Search on for new city attorney and city manager for South Lake Tahoe

SOUTH LAKE TAHOE, Calif. - Prothman Executive Recruitment has been hired by the City of South Lake Tahoe to conduct searches for the next city attorney and city manager, but the process to find an interim city manager will be conducted in house, for now.

During Tuesday's City Council meeting, Brad Robbins of Prothman Executive Recruitment was the only representative of the three companies who submitted proposals to show up.

Robbins, a retired city manager from the City of Corona, told the Council: "You guys are very professional, you did a fantastic job – you are facing nothing different than other communities. No screaming, no yelling like in other places."

Prothman will be paid $19,000 for each the city manager and city attorney searches.

"Its worth the money to get the right candidate," said Councilman Tom Davis.

So far, the Human Resources Department at the City has received three resumes from people interested in the interim position. More can be submitted through Thursday, April 26. The Council will seek input from the current city attorney on the exact procedure, but the current plan is to review the applications during a special meeting on Tuesday, April 30. A meeting had already been scheduled for that day for Brown Act and AB 1234 training for the Council.

If no viable candidates come out of that group, the Council will hire Prothman to find an interim manager, something they didn't come prepared for on bids.
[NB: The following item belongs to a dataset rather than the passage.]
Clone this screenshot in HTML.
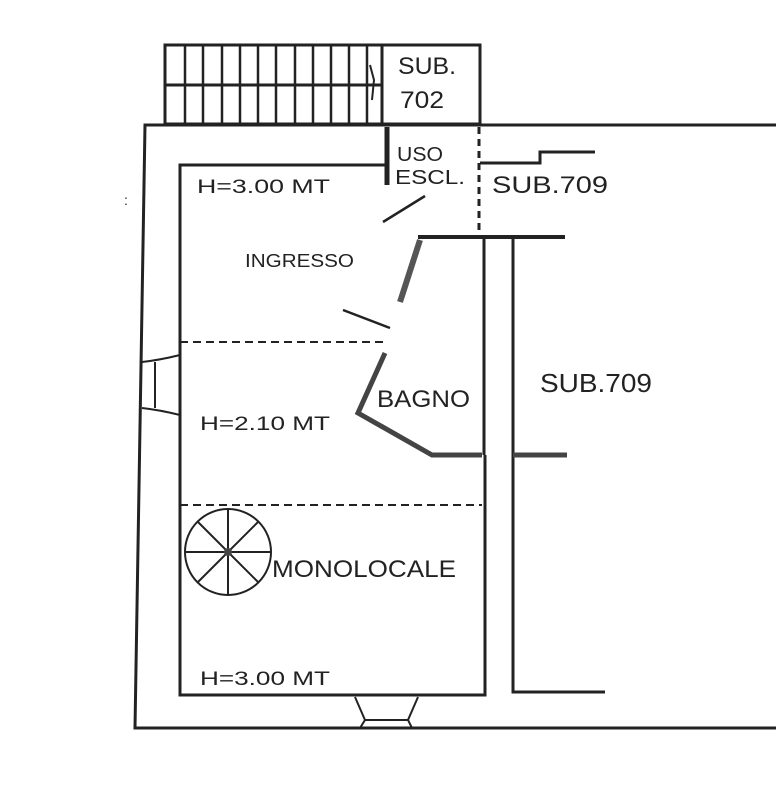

Councilwoman Brooke Laine didn't think the Council and HR doing the search was the best route for them to take and was problematic. "I prefer to hire the firm to do all three," she said. "I don't want to stumble, let the professionals guide us through it. I am very concerned about how we accidentally trip ourselves up without a professional manager at the helm."

Fire Chief Jeff Meston, who has been covering the City Manager position since the resignation of Nancy Kerry, told Council he would do the job until April 30. But with this new timeline in place, he told South Tahoe Now he would stay until the position is filled by an interim manager.

City Attorney Nira Dougherty said she'd stay until August.